begin Provided data
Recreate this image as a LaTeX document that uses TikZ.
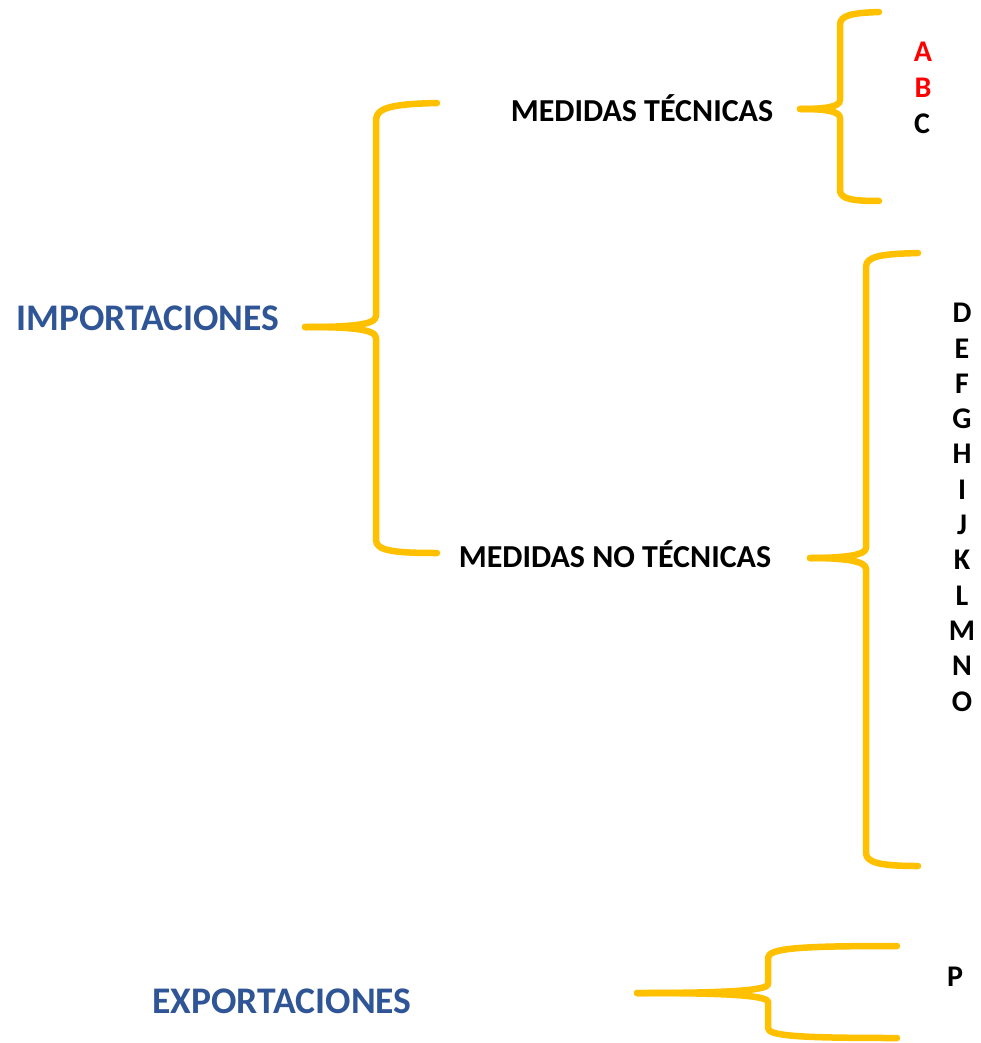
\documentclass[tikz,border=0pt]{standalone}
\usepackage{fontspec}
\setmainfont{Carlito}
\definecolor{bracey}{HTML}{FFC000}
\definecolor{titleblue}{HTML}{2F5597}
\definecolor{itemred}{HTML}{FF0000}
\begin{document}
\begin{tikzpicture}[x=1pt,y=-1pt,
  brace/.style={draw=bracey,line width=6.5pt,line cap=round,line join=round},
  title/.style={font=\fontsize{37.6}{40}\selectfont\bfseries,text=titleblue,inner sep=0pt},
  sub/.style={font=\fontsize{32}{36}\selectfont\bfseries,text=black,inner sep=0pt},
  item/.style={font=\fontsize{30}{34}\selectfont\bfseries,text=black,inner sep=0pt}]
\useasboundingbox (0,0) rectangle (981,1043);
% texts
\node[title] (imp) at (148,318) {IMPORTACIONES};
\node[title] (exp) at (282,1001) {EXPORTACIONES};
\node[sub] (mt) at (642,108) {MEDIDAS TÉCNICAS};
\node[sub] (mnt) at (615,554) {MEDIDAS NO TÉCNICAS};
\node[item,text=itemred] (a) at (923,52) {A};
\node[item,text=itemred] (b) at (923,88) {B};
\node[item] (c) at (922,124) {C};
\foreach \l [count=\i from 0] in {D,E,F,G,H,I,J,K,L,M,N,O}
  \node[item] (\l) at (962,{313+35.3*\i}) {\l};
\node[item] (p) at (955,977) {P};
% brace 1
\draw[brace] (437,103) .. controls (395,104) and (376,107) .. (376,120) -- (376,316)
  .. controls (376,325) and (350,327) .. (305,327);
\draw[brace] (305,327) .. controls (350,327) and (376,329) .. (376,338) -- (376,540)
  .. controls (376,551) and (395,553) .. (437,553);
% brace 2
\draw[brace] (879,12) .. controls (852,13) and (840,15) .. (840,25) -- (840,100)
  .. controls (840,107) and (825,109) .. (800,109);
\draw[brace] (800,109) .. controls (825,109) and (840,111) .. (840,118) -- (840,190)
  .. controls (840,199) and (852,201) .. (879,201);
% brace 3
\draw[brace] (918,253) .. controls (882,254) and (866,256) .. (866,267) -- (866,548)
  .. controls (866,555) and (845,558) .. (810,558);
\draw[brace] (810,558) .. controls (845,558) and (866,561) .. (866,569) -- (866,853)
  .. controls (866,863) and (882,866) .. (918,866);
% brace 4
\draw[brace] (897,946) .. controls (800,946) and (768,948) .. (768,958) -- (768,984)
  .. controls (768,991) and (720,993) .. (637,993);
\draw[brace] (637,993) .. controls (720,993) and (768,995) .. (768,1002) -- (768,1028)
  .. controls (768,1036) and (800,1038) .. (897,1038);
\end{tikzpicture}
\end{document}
end Provided data
### [Objective]
Using the data above, write out every line exactly, leaving the images behind.

### [Result for this exercise]
Recreate this image as a LaTeX document that uses TikZ.
\documentclass[tikz,border=0pt]{standalone}
\usepackage{fontspec}
\setmainfont{Carlito}
\definecolor{bracey}{HTML}{FFC000}
\definecolor{titleblue}{HTML}{2F5597}
\definecolor{itemred}{HTML}{FF0000}
\begin{document}
\begin{tikzpicture}[x=1pt,y=-1pt,
  brace/.style={draw=bracey,line width=6.5pt,line cap=round,line join=round},
  title/.style={font=\fontsize{37.6}{40}\selectfont\bfseries,text=titleblue,inner sep=0pt},
  sub/.style={font=\fontsize{32}{36}\selectfont\bfseries,text=black,inner sep=0pt},
  item/.style={font=\fontsize{30}{34}\selectfont\bfseries,text=black,inner sep=0pt}]
\useasboundingbox (0,0) rectangle (981,1043);
% texts
\node[title] (imp) at (148,318) {IMPORTACIONES};
\node[title] (exp) at (282,1001) {EXPORTACIONES};
\node[sub] (mt) at (642,108) {MEDIDAS TÉCNICAS};
\node[sub] (mnt) at (615,554) {MEDIDAS NO TÉCNICAS};
\node[item,text=itemred] (a) at (923,52) {A};
\node[item,text=itemred] (b) at (923,88) {B};
\node[item] (c) at (922,124) {C};
\foreach \l [count=\i from 0] in {D,E,F,G,H,I,J,K,L,M,N,O}
  \node[item] (\l) at (962,{313+35.3*\i}) {\l};
\node[item] (p) at (955,977) {P};
% brace 1
\draw[brace] (437,103) .. controls (395,104) and (376,107) .. (376,120) -- (376,316)
  .. controls (376,325) and (350,327) .. (305,327);
\draw[brace] (305,327) .. controls (350,327) and (376,329) .. (376,338) -- (376,540)
  .. controls (376,551) and (395,553) .. (437,553);
% brace 2
\draw[brace] (879,12) .. controls (852,13) and (840,15) .. (840,25) -- (840,100)
  .. controls (840,107) and (825,109) .. (800,109);
\draw[brace] (800,109) .. controls (825,109) and (840,111) .. (840,118) -- (840,190)
  .. controls (840,199) and (852,201) .. (879,201);
% brace 3
\draw[brace] (918,253) .. controls (882,254) and (866,256) .. (866,267) -- (866,548)
  .. controls (866,555) and (845,558) .. (810,558);
\draw[brace] (810,558) .. controls (845,558) and (866,561) .. (866,569) -- (866,853)
  .. controls (866,863) and (882,866) .. (918,866);
% brace 4
\draw[brace] (897,946) .. controls (800,946) and (768,948) .. (768,958) -- (768,984)
  .. controls (768,991) and (720,993) .. (637,993);
\draw[brace] (637,993) .. controls (720,993) and (768,995) .. (768,1002) -- (768,1028)
  .. controls (768,1036) and (800,1038) .. (897,1038);
\end{tikzpicture}
\end{document}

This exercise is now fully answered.